Seul problème : tout est faux. La citation est issue d’un article parodique qui s’amuse d’une récente passe d’armes diplomatique entre Raphaël Glucksmann et la Maison-Blanche.

« Politicien français de rang inférieur »

Le 16 mars 2025, l’eurodéputé français a émis l’idée de demander aux États-Unis de restituer le monument. « Nous allons dire aux Américains qui ont choisi de basculer du côté des tyrans, aux Américains qui virent les chercheurs pour avoir fait preuve de liberté scientifique, ‘rendez-nous la statue de la Liberté. On vous en a fait cadeau, mais apparemment vous la méprisez. Alors elle sera très bien ici chez nous’ », s’est exclamé le dirigeant du microparti Place publique.

« Absolument pas », lui a répondu cash la Maison-Blanche, le 18 mars, par la voix de sa porte-parole, Karoline Leavitt. « Mon conseil à ce politicien français anonyme de bas étage serait de se rappeler que c’est uniquement grâce aux États-Unis que les Français ne parlent pas en allemand à l’heure actuelle. Ils devraient être reconnaissants envers notre grand pays », a taclé la communicante.

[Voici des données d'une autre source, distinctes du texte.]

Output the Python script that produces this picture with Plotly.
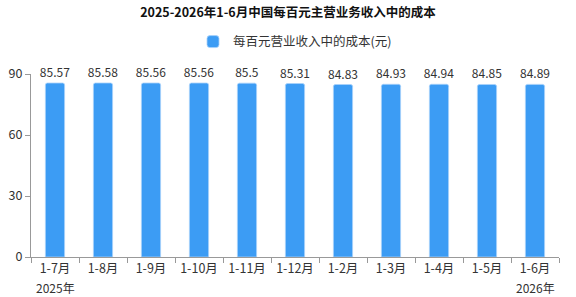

Mais Donald Trump ne s’est pas lui-même exprimé sur cette affaire ni n’a proposé de s’approprier les terres françaises libérées par les États-Uniens lors de la Seconde Guerre mondiale. Les citations qui sont prêtées au chef de l’exécutif états-unien par les internautes proviennent en réalité d’un article parodique, paru le 19 mars sur le site The Babylon Bee.

Son auteur imagine également la réponse qu’aurait pu formuler Emmanuel Macron, le président français, à une telle proposition : « Ce n’est pas juste. On a vraiment essayé de ne pas avoir besoin du sauvetage des Américains [pendant la Seconde Guerre mondiale]. On s’est battu, genre, pendant quelques semaines avant de se rendre totalement ».

The Babylon Bee se décrit comme « le meilleur site de satire au monde, absolument infaillible dans tout ce qu’il affirme […], créé ex nihilo au huitième jour de la création, il y a exactement 6 000 ans ». Le slogan de sa lettre d’information promet « des fausses nouvelles auxquelles vous pouvez vous fier ». Autrement dit, la statue de la Liberté n’est pas prête de quitter la baie de Manhattan, et la France ne risque pas de devenir une colonie états-unienne.

La réponse à la réponse

Raphaël Glucksmann a, lui, légèrement recalibré sa position à la suite de l’intervention de Karoline Leavitt. « La statue [de la Liberté] est la vôtre », a affirmé, le 17 mars, l’eurodéputé dans une série de publications sur X adressées aux États-Uniens.

L’élu salue le « sacrifice » des « centaines de milliers de jeunes Américains » qui ont débarqué en Normandie. « Mais l’Amérique de ces héros se battait contre les tyrans, elle ne les flattait pas », nuance-t-il, reprochant à l’administration Trump d’être « l’amie de Poutine », le président russe, et de « virer des chercheurs qui ont utilisé des mots bannis ».

La proposition de récupérer la statue de la Liberté visait à « réveiller » les consciences, assure le parlementaire. « Et si le monde libre n’intéresse plus votre gouvernement, nous reprendrons le flambeau », conclut-il.